Kea

Kea has so much to offer it is difficult to distil in to such a short guide. “The Gateway to the Cyclades” at only 13 nautical miles from Attica, Kea (also known as Tzia) is the closest Cycladean island to Athens, although it feels much further away and for an island so close to Athens it is remarkably unspoilt. It’s proximity to the mainland means that it is ideal if you want to combine Athens with some beach time.
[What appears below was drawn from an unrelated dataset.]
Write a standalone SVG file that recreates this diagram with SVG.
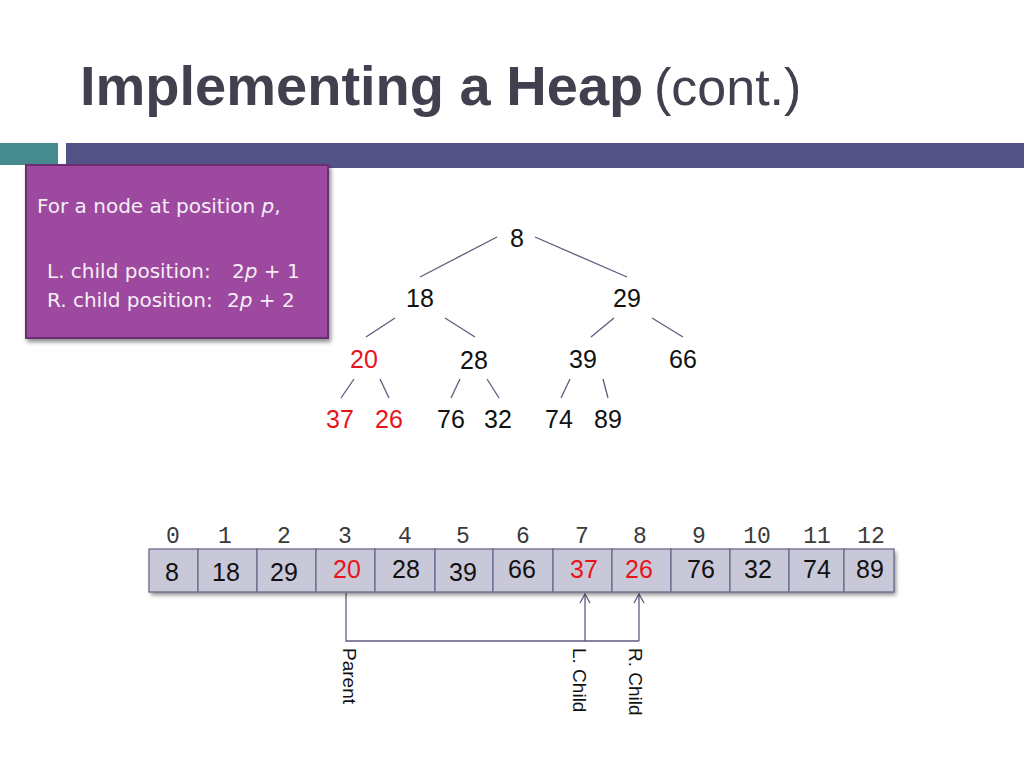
<svg xmlns="http://www.w3.org/2000/svg" width="1024" height="768" viewBox="0 0 1024 768">
<style>
.title{font-family:"Liberation Sans",Arial,sans-serif;fill:#40404f}
.box{font-family:"DejaVu Sans","Noto Sans",sans-serif;font-size:20px;fill:#f6eef6}
.node{font-family:"Liberation Sans",Arial,sans-serif;font-size:25px;fill:#111;text-anchor:middle}
.idx{font-family:"Liberation Mono","Courier New",monospace;font-size:23px;fill:#3a3a3a;text-anchor:middle}
.cell{fill:#c9c8d9;stroke:#6a6a8c;stroke-width:1.3}
.val{font-family:"Liberation Sans",Arial,sans-serif;font-size:25px;fill:#111;text-anchor:middle}
.node.red,.val.red{fill:#e8141c}
.edge{stroke:#5c5c7e;stroke-width:1.3;fill:none}
.lab{font-family:"Liberation Sans",Arial,sans-serif;font-size:19px;fill:#111}
</style>
<defs>
<filter id="sh" x="-5%" y="-20%" width="110%" height="150%">
<feDropShadow dx="2" dy="3" stdDeviation="2" flood-color="#000" flood-opacity="0.45"/>
</filter>
<marker id="arr" viewBox="-11 -7 13 14" markerWidth="13" markerHeight="14" refX="0" refY="0" orient="auto" markerUnits="userSpaceOnUse">
<path d="M-9,-5 L0,0 L-9,5" fill="none" stroke="#5c5c7e" stroke-width="1.3"/>
</marker>
</defs>
<rect width="1024" height="768" fill="#ffffff"/>

<g id="title">
<text class="title" x="80" y="105" font-size="56" font-weight="bold">Implementing a Heap</text>
<text class="title" x="654" y="105" font-size="52">(cont.)</text>
</g>

<g id="header-bars">
<rect x="0" y="143" width="58" height="22" fill="#458b8d"/>
<rect x="66" y="143" width="958" height="25" fill="#535387"/>
</g>

<g id="info-box">
<rect x="26" y="165" width="302" height="173" fill="#9c4a9f" stroke="#6c2e72" stroke-width="2" filter="url(#sh)"/>
<text class="box" x="37" y="213">For a node at position <tspan font-style="italic">p</tspan>,</text>
<text class="box" x="47" y="278">L. child position:</text>
<text class="box" x="232" y="278">2<tspan font-style="italic">p</tspan> + 1</text>
<text class="box" x="47" y="307">R. child position:</text>
<text class="box" x="227" y="307">2<tspan font-style="italic">p</tspan> + 2</text>
</g>

<g id="connectors">
<line class="edge" x1="497" y1="237" x2="420" y2="277"/>
<line class="edge" x1="535" y1="237" x2="627" y2="277"/>
<line class="edge" x1="395" y1="318" x2="366" y2="337"/>
<line class="edge" x1="445" y1="318" x2="475" y2="337"/>
<line class="edge" x1="614" y1="318" x2="591" y2="337"/>
<line class="edge" x1="652" y1="318" x2="683" y2="337"/>
<line class="edge" x1="354" y1="379" x2="341" y2="398"/>
<line class="edge" x1="380" y1="379" x2="389" y2="398"/>
<line class="edge" x1="460" y1="379" x2="451" y2="398"/>
<line class="edge" x1="487" y1="379" x2="499" y2="398"/>
<line class="edge" x1="570" y1="379" x2="561" y2="398"/>
<line class="edge" x1="603" y1="379" x2="608" y2="398"/>
<polyline class="edge" points="346,593 346,641 639,641"/>
<line class="edge" x1="585" y1="641" x2="585" y2="594" marker-end="url(#arr)"/>
<line class="edge" x1="639" y1="641" x2="639" y2="594" marker-end="url(#arr)"/>
</g>

<g id="tree-nodes">
<g id="t8"><text class="node" x="517" y="247">8</text></g>
<g id="t18"><text class="node" x="420" y="307">18</text></g>
<g id="t29"><text class="node" x="627" y="307">29</text></g>
<g id="t20"><text class="node red" x="364" y="368">20</text></g>
<g id="t28"><text class="node" x="474" y="369">28</text></g>
<g id="t39"><text class="node" x="583" y="368">39</text></g>
<g id="t66"><text class="node" x="683" y="368">66</text></g>
<g id="t37"><text class="node red" x="340" y="428">37</text></g>
<g id="t26"><text class="node red" x="389" y="428">26</text></g>
<g id="t76"><text class="node" x="451" y="428">76</text></g>
<g id="t32"><text class="node" x="498" y="428">32</text></g>
<g id="t74"><text class="node" x="559" y="428">74</text></g>
<g id="t89"><text class="node" x="608" y="428">89</text></g>
</g>

<g id="array">
<rect x="149" y="549" width="745" height="43" fill="#c9c8d9" filter="url(#sh)"/>
<g id="c0"><rect class="cell" x="149" y="549" width="49" height="43"/><text class="idx" x="173" y="543">0</text><text class="val" x="172" y="581">8</text></g>
<g id="c1"><rect class="cell" x="198" y="549" width="59" height="43"/><text class="idx" x="225" y="543">1</text><text class="val" x="226" y="581">18</text></g>
<g id="c2"><rect class="cell" x="257" y="549" width="59" height="43"/><text class="idx" x="284" y="543">2</text><text class="val" x="284" y="581">29</text></g>
<g id="c3"><rect class="cell" x="316" y="549" width="59" height="43"/><text class="idx" x="345" y="543">3</text><text class="val red" x="347" y="578">20</text></g>
<g id="c4"><rect class="cell" x="375" y="549" width="60" height="43"/><text class="idx" x="405" y="543">4</text><text class="val" x="406" y="578">28</text></g>
<g id="c5"><rect class="cell" x="435" y="549" width="58" height="43"/><text class="idx" x="463" y="543">5</text><text class="val" x="463" y="581">39</text></g>
<g id="c6"><rect class="cell" x="493" y="549" width="60" height="43"/><text class="idx" x="523" y="543">6</text><text class="val" x="522" y="578">66</text></g>
<g id="c7"><rect class="cell" x="553" y="549" width="59" height="43"/><text class="idx" x="582" y="543">7</text><text class="val red" x="584" y="578">37</text></g>
<g id="c8"><rect class="cell" x="612" y="549" width="59" height="43"/><text class="idx" x="640" y="543">8</text><text class="val red" x="639" y="578">26</text></g>
<g id="c9"><rect class="cell" x="671" y="549" width="59" height="43"/><text class="idx" x="699" y="543">9</text><text class="val" x="701" y="578">76</text></g>
<g id="c10"><rect class="cell" x="730" y="549" width="59" height="43"/><text class="idx" x="757" y="543">10</text><text class="val" x="758" y="578">32</text></g>
<g id="c11"><rect class="cell" x="789" y="549" width="55" height="43"/><text class="idx" x="817" y="543">11</text><text class="val" x="817" y="578">74</text></g>
<g id="c12"><rect class="cell" x="844" y="549" width="50" height="43"/><text class="idx" x="871" y="543">12</text><text class="val" x="870" y="578">89</text></g>
</g>

<g id="labels">
<text class="lab" transform="translate(343,648) rotate(90)">Parent</text>
<text class="lab" transform="translate(573,648) rotate(90)">L. Child</text>
<text class="lab" transform="translate(629,648) rotate(90)">R. Child</text>
</g>
</svg>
Historically, Kea has the remains of a Bronze Age settlement at Agia Irini dating back as far as 3300 BC which is thought reached its peak during the late Minoan and Early Mycenaean period (between 1600-1400 BC) acting as a “hub” between the two cultures and becoming an important trade centre.

Karthaia

During Archaic times Kea was divided in to four Polis (City States) and the ancient pathways between the four are still walkable today. The 5th Century BC remains of one of these Karthaia are an impressive site nestled in a beautiful position and only reachable on foot or by boat. The sea in front of the remains is crystal blue and a beautiful place to swim and snorkel.

Ioulida

Another City State was Ioulida or the current capital (Hora) lying in the north of the island at an altitude of 352 metres, closed off to traffic (apart from the odd donkey) Iouida is like no other Cycladean capital with its red tiled roofed house spilling down from its mountain slopes. Labyrinthine alley ways lead to squares and deserted windmills. There is also a Neo-Classical town hall. The area of Kastro still has remains from Archaic times.
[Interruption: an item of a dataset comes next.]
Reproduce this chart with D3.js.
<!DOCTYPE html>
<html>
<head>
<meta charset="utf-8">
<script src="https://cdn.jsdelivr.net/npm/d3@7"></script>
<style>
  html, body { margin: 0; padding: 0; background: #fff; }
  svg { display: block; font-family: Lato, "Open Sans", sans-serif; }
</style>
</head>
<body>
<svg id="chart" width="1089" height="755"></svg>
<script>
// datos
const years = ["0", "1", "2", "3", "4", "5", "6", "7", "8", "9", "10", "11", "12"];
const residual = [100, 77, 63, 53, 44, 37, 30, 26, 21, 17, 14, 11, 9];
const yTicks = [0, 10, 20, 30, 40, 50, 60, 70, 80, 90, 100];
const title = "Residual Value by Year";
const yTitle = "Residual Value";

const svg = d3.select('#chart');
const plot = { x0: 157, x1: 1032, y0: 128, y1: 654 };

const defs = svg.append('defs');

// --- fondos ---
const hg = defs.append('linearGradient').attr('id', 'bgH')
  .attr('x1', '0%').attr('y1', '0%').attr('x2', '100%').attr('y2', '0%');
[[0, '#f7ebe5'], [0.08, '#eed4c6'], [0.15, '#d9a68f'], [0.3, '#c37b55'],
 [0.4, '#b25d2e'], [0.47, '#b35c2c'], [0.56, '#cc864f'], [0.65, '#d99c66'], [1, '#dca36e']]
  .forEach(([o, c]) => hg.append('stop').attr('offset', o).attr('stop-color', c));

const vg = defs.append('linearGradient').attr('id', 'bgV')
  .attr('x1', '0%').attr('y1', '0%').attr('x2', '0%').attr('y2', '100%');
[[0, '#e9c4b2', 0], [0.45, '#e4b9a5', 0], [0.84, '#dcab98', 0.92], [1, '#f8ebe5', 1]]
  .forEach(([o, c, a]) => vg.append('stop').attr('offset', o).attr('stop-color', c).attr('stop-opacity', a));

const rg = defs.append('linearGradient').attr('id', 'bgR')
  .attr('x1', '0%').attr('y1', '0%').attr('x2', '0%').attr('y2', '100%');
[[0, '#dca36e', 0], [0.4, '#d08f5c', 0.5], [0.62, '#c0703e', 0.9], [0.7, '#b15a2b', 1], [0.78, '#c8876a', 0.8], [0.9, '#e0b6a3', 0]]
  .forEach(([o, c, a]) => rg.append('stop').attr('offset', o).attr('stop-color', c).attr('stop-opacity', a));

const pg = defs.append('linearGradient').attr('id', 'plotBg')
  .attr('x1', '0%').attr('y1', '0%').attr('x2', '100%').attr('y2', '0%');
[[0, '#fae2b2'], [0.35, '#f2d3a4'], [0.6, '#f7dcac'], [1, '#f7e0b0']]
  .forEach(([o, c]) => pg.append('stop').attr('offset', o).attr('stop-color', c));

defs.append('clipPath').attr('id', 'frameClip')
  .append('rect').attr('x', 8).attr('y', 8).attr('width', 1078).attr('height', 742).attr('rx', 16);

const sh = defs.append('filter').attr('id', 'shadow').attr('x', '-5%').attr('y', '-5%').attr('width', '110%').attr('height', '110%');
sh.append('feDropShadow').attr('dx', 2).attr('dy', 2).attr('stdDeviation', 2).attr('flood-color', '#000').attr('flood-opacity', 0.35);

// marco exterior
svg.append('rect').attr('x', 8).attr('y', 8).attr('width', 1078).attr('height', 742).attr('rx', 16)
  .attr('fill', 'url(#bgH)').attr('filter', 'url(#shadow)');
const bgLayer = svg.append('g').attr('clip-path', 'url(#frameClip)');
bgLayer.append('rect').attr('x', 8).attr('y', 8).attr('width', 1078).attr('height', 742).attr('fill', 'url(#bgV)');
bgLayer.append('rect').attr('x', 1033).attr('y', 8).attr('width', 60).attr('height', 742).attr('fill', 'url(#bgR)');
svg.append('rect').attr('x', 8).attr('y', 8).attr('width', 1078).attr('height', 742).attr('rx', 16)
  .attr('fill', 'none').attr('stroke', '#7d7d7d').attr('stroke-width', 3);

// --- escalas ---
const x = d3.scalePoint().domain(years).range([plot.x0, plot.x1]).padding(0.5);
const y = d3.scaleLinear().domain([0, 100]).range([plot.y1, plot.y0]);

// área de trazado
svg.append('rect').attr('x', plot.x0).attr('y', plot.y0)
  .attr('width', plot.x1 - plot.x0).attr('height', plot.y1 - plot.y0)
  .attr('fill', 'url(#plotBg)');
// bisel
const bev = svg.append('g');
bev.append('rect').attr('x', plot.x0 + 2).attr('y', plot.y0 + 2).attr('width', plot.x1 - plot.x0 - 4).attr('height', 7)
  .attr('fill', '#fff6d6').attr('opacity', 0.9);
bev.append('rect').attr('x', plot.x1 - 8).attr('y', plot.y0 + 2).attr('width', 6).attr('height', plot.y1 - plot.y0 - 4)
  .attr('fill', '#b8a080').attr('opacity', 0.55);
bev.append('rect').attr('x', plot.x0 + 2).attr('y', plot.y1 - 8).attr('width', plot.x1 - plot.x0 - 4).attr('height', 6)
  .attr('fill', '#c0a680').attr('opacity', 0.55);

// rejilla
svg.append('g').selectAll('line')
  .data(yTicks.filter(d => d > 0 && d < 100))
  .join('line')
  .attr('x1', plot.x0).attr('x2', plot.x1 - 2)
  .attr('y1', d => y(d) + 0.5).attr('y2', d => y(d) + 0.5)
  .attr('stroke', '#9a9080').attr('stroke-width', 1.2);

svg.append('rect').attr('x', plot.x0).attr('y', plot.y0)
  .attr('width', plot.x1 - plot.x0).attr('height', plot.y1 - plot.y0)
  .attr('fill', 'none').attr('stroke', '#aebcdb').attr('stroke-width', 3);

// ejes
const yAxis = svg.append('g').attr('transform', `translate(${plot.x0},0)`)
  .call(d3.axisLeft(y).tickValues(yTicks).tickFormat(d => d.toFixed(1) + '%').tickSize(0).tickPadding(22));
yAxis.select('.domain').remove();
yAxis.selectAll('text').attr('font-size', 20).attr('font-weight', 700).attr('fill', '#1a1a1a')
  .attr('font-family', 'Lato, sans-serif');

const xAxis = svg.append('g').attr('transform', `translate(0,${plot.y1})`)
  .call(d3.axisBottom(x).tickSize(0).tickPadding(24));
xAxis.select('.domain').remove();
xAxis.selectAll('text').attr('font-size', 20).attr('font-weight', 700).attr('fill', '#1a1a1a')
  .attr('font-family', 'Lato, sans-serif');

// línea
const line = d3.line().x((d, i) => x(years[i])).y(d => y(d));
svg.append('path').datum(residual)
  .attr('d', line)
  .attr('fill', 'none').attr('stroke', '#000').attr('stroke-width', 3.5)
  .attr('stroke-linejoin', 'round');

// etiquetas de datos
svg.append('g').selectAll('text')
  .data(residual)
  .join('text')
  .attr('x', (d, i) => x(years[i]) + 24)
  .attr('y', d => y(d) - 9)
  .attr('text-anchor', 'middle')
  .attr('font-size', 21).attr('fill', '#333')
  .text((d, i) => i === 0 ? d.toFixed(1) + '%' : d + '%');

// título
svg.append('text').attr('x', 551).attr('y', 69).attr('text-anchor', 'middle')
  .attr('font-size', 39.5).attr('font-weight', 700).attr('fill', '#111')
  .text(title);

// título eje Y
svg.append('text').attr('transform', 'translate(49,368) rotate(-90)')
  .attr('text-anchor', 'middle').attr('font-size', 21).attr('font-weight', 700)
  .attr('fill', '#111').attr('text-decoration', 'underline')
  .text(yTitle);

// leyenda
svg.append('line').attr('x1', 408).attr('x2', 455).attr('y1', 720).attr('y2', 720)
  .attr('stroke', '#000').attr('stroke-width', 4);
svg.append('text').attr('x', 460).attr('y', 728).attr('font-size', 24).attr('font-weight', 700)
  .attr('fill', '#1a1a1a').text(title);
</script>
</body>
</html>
Within walking distance of Hora is proudly overlooking a beautiful valley is Kea’s mascot, the Lion of Kea. Carved in stone this 6mtr Lion who looks like he is smiling is at least 2500 years old. The reason the lion is here is the subject of many myths.
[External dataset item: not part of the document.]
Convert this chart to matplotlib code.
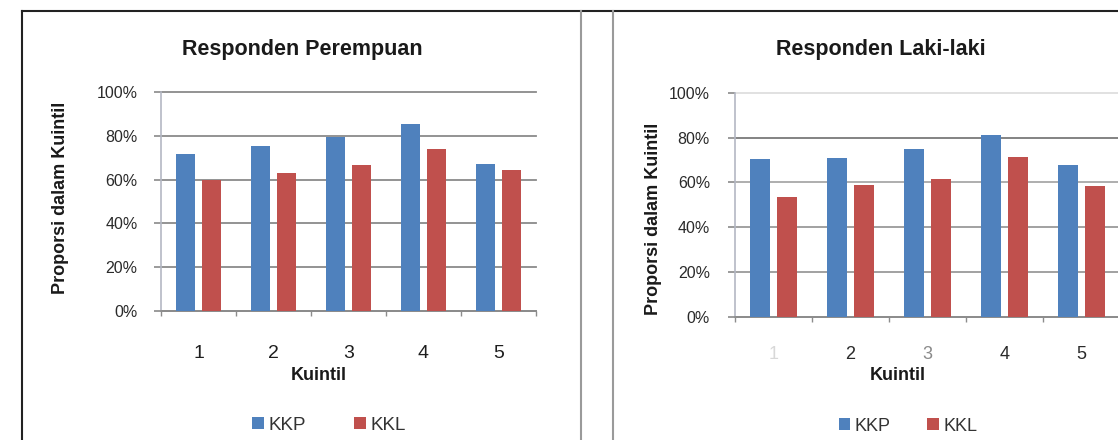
import matplotlib
matplotlib.use('Agg')
import matplotlib.pyplot as plt
import numpy as np
from matplotlib.lines import Line2D
from matplotlib.ticker import PercentFormatter, FixedLocator

plt.rcParams['font.family'] = ['Liberation Sans', 'DejaVu Sans']

# Proporsi dalam kuintil (fraction)
kuintil = ['1', '2', '3', '4', '5']
perempuan_kkp = [0.715, 0.755, 0.795, 0.852, 0.673]
perempuan_kkl = [0.597, 0.632, 0.668, 0.740, 0.645]
laki_kkp = [0.705, 0.710, 0.750, 0.810, 0.678]
laki_kkl = [0.535, 0.590, 0.615, 0.712, 0.585]

BLUE = '#4F81BD'
RED = '#C0504D'
W, H = 1118, 440

fig = plt.figure(figsize=(W / 100, H / 100), dpi=100)


def px_axes(x0, y_top, x1, y_bot):
    return fig.add_axes([x0 / W, 1 - y_bot / H, (x1 - x0) / W, (y_bot - y_top) / H])


def fig_text(x, y, s, **kw):
    fig.text(x / W, 1 - y / H, s, ha='center', va='center', **kw)


def draw_panel(ax, kkp, kkl, tick_size, tick_pad, ytick_pad, grid_colors, label_colors):
    x = np.arange(len(kuintil))
    width = 0.255
    b1 = ax.bar(x - 0.175, kkp, width, color=BLUE, label='KKP', zorder=3)
    b2 = ax.bar(x + 0.175, kkl, width, color=RED, label='KKL', zorder=3)

    ax.set_xlim(-0.5, len(kuintil) - 0.5)
    ax.set_ylim(0, 1.0)
    ax.yaxis.set_major_locator(FixedLocator([0, 0.2, 0.4, 0.6, 0.8, 1.0]))
    ax.yaxis.set_major_formatter(PercentFormatter(1.0, decimals=0))
    ax.set_xticks(x)
    ax.set_xticklabels(kuintil)
    ax.set_xticks(np.arange(-0.5, len(kuintil)), minor=True)

    ax.tick_params(axis='x', which='major', length=0, pad=tick_pad,
                   labelsize=tick_size)
    ax.tick_params(axis='x', which='minor', length=3.5, width=1, color='#8c8c8c',
                   direction='out')
    ax.tick_params(axis='y', length=5, width=1.2, color='#8a8a8a',
                   direction='out', pad=ytick_pad, labelsize=11.5,
                   labelcolor='#2a2a2a')
    for lbl, c in zip(ax.get_xticklabels(), label_colors):
        lbl.set_color(c)

    ax.grid(axis='y', linewidth=1.3, zorder=0)
    for gl, c in zip(ax.get_ygridlines(), grid_colors):
        gl.set_color(c)
        gl.set_clip_on(False)

    for side in ['top', 'right']:
        ax.spines[side].set_visible(False)
    ax.spines['left'].set_color('#b4b8c4')
    ax.spines['left'].set_linewidth(1.2)
    ax.spines['bottom'].set_color('#8c8c8c')
    ax.spines['bottom'].set_linewidth(1.3)
    return b1, b2


# Responden Perempuan
ax1 = px_axes(161, 92, 536, 311)
h1 = draw_panel(ax1, perempuan_kkp, perempuan_kkl, 14, 24.5, 12,
                ['#8a8a8a'] * 6, ['#1e1e1e'] * 5)
fig_text(302, 49, 'Responden Perempuan', fontsize=15.5, fontweight='bold', color='#1a1a1a')
fig_text(61, 198, 'Proporsi dalam Kuintil', fontsize=13, fontweight='bold',
         rotation=90, color='#1a1a1a')
fig_text(319, 375, 'Kuintil', fontsize=13, fontweight='bold', color='#1a1a1a')
fig.legend(h1, ['KKP', 'KKL'], loc='center', bbox_to_anchor=(329 / W, 1 - 425 / H),
           ncol=2, frameon=False, fontsize=13.5, handlelength=0.62,
           handleheight=0.62, handletextpad=0.25, columnspacing=2.6,
           labelcolor='#333333')

# Responden Laki-laki
ax2 = px_axes(735, 93, 1120, 316.5)
h2 = draw_panel(ax2, laki_kkp, laki_kkl, 13, 21.5, 13,
                ['#8f8f8f', '#9a9a9a', '#9a9a9a', '#a8a8a8', '#7a7a7a', '#dedede'],
                ['#d8d8d8', '#2a2a2a', '#8a8a8a', '#2a2a2a', '#2a2a2a'])
fig_text(881, 50, 'Responden Laki-laki', fontsize=15.5, fontweight='bold', color='#1a1a1a')
fig_text(653, 219, 'Proporsi dalam Kuintil', fontsize=13, fontweight='bold',
         rotation=90, color='#1a1a1a')
fig_text(898, 375, 'Kuintil', fontsize=13, fontweight='bold', color='#1a1a1a')
fig.legend(h2, ['KKP', 'KKL'], loc='center', bbox_to_anchor=(908 / W, 1 - 426 / H),
           ncol=2, frameon=False, fontsize=13, handlelength=0.65,
           handleheight=0.65, handletextpad=0.25, columnspacing=2.0,
           labelcolor='#333333')

# Table frame round the two charts
frame = [
    ((22, 1118), (11, 11), '#222222', 1.5),
    ((22, 22), (11, 440), '#222222', 1.5),
    ((581, 581), (11, 440), '#9a9a9a', 1.5),
    ((613, 613), (11, 440), '#9a9a9a', 1.5),
]
for xs, ys, c, lw in frame:
    fig.add_artist(Line2D([x / W for x in xs], [1 - y / H for y in ys],
                          color=c, linewidth=lw, transform=fig.transFigure))

fig.savefig('out.png', dpi=100)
The main port of Kea is Korissia again built on the remains of one of the City States it is a small pretty port which has a few shops and some good bars and restaurants

Hydroussa

Kea was also historically known as Hydroussa and because of its plentiful water supply, Kea like Andros has a verdant green interior with the only forest of Royal Oak’s in the Cyclades. An island with mountains, valleys, springs, ancient pathways and history. Kea also has caves, plenty of beaches and is an ideal place for snorkelling and scuba diving.

The island in itself is a charming little paradise and it is still a very genuine place to visit. There are a taverns and cafes, and the pace is slow and comfortable. Kea is an excellent alternative for those who want to get away from the busier islands, but still don’t want the total quiet.

Kea is suitable for all types of holiday maker and makes a good combination with Athens, Kythnos and Syros. However, Kea is so seductive you may not wish to leave!